Good Morning Yamon Ki Yesepar:
Numbers 16:3-6: “They combined against Moses and Aaron and said to them, ‘You have gone too far! For all the community is holy, all of them, and the Lord is in their midst. Why then do you raise yourselves above the Lord’s congregation?’ When Moses heard this, he fell on his face.”
Today I would like to share more of a Talmud lesson that Hebrew lesson. The Talmud, of course, is not the inspired word of God. It is however, the best record we have to help fill in some gaps that are seemed to be left open in Scripture. I say the best record because it does record oral tradition from the time of the event. Still it is not canonized Scripture and when I quote Talmud, I am not quoting it with the same certainty that I would with Scripture.
The gap we have here is what is the nature of the rebellion? After all, the people all knew the miracles performed at the hand of Moses. They all knew how Moses directly dealt with Pharaoh and how the plagues came as a result of his command. They watched the red sea part, water come from a rock and many other events which should have firmed up Moses leadership position. I mean if you have the enemy on one side and a sea on the other and someone holds out a stick and causes that sea to part. I would say that would be a pretty good indication that this is one guy I would like to follow.
So what gave Korach and his cohorts the idea they could top Moses? For one thing, we know from the text that Korach, like Moses was a great-grandson of Levi. The Talmud teaches that Korach was a wealthy man and was encouraged by his wife who said that Moses was ridiculing and humiliating him and the other Levites with the laws of God. That he was holding a double standard so to speak. His wife had the inside scoop from her latest gossip circles.
In Numbers 15:4, we learn that when Moses heard words of Korah, he fell on his face. In the Hebrew the expression is most likely, his face or countenance fell. With the miraculous works that followed Moses, he had a whole lot of creditability and this little rebellion could have easily been put down by reminding them of the miraculous works that followed his leadership. Korach accused Moses of something that is as old as time itself and is still used by the enemy to destroy those in leadership. In the Talmud, Sanhedrin 110a we find that Moses was being accused of adultery. Not only that in Bechoros 5a we learn that according to the tally of the silver donated toward the building of the Tabernacle (Exodus 38), it seems that only half the amount collected was actually used. “So where’s the rest of it, Moses old boy.” It later became known that the weight-unit used in building the Tabernacle was double that used in the tally of the donations. But when bringing down a man God who looks at such details.
No wonder when Moses went out of the Tent that “all the people rose up and stood, every man at his tent door and looked after Moses.” In the Hebrew it has more of the idea, as we would say in modern terms, that they “glared” at Moses.
Can you image as a Pastor, after having lead your congregation through many waters, experienced the miraculous work of God, and then having some worthless gossipers start accusing you of adultery. Not only that but of also sticking your hand in the offering basket. I suspect your countenance would fall also.

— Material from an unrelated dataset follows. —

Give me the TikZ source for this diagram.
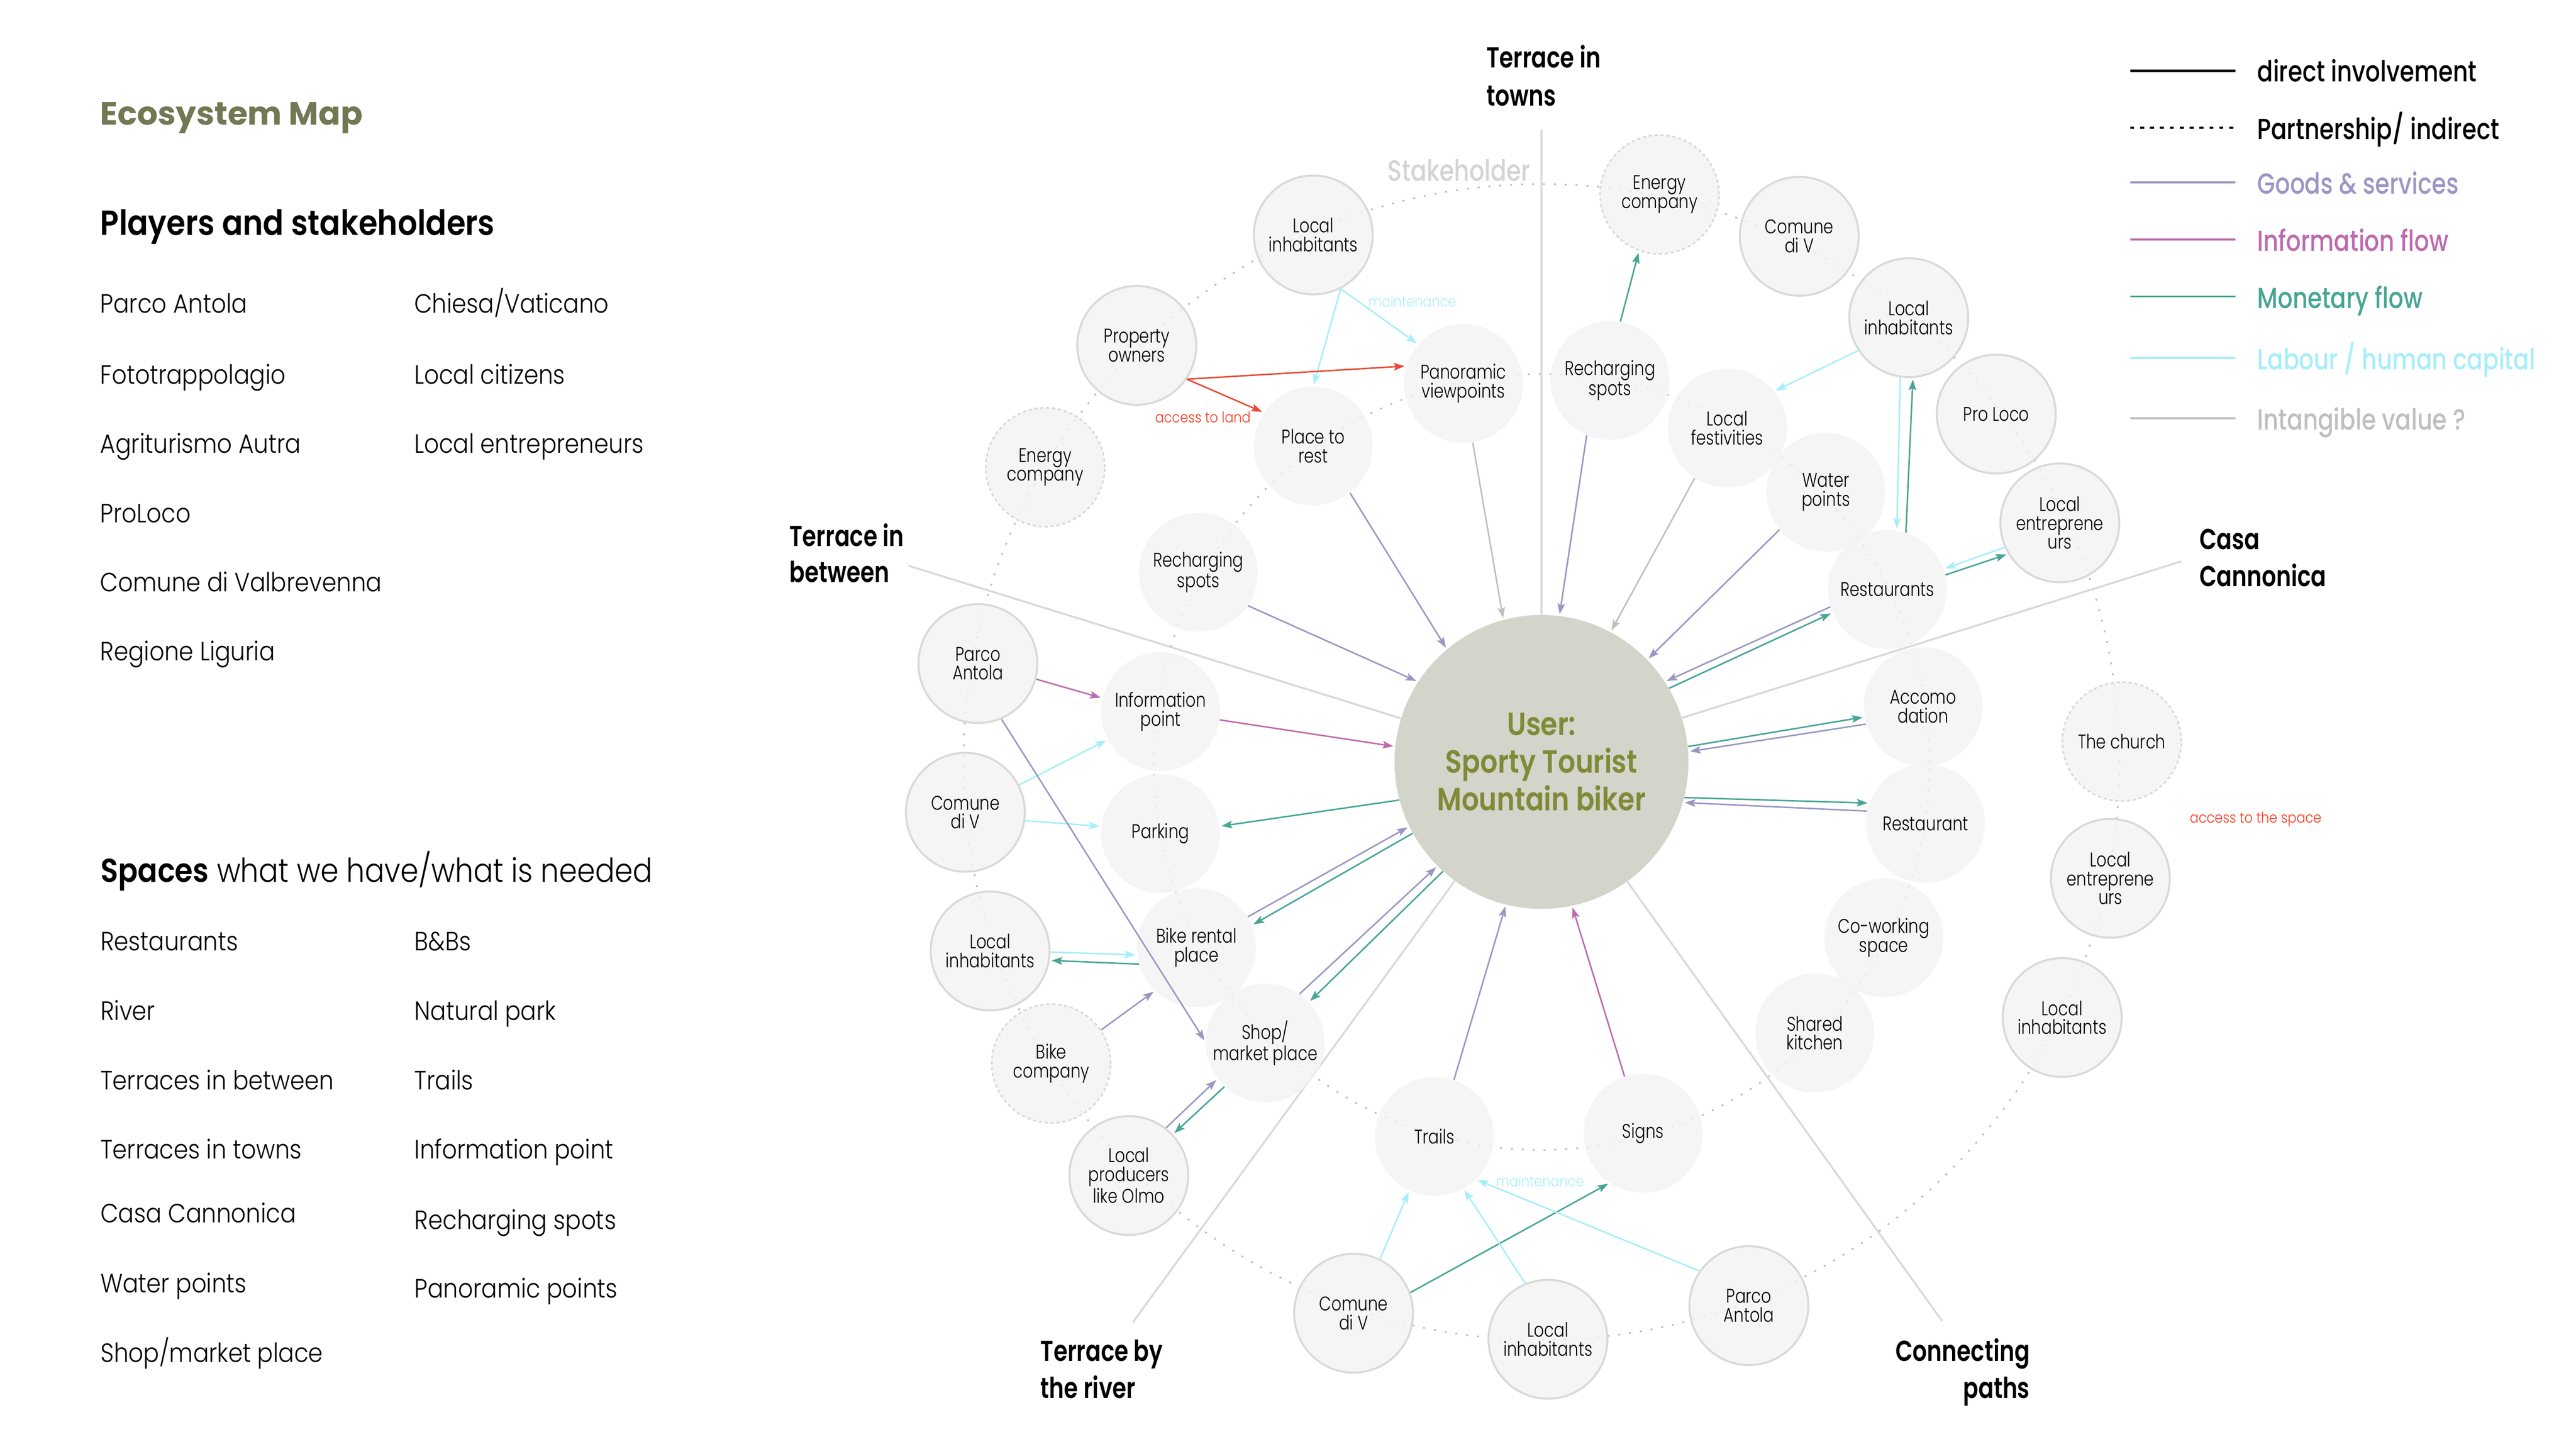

Here is the curious thing. Moses did not respond declaring his innocence. The only one he declared his innocence to was God. In verse 6 we learn: “Moses was much aggrieved and he said to the Lord, ‘Pay no regard to their oblation. I have not taken the donkey of any one of them, nor have I wronged any one of them.’”
Moses’s only response to Korach and his accusers was in verse 5: “Come morning, the Lord will make known who is His and who is holy…”
If you are in the ministry, I can almost guarantee that a time will come when your leadership will be challenged with lies and false accusations. What is your response? 3,500 years ago, a great leader with a massive ministry was faced with lies and accusations and his response was to simply say: “The Lord will show you the truth.”
He did not have to defend himself, for if he was truly called of God, God would be his attorney and defender and as you read this story, you find God truly was.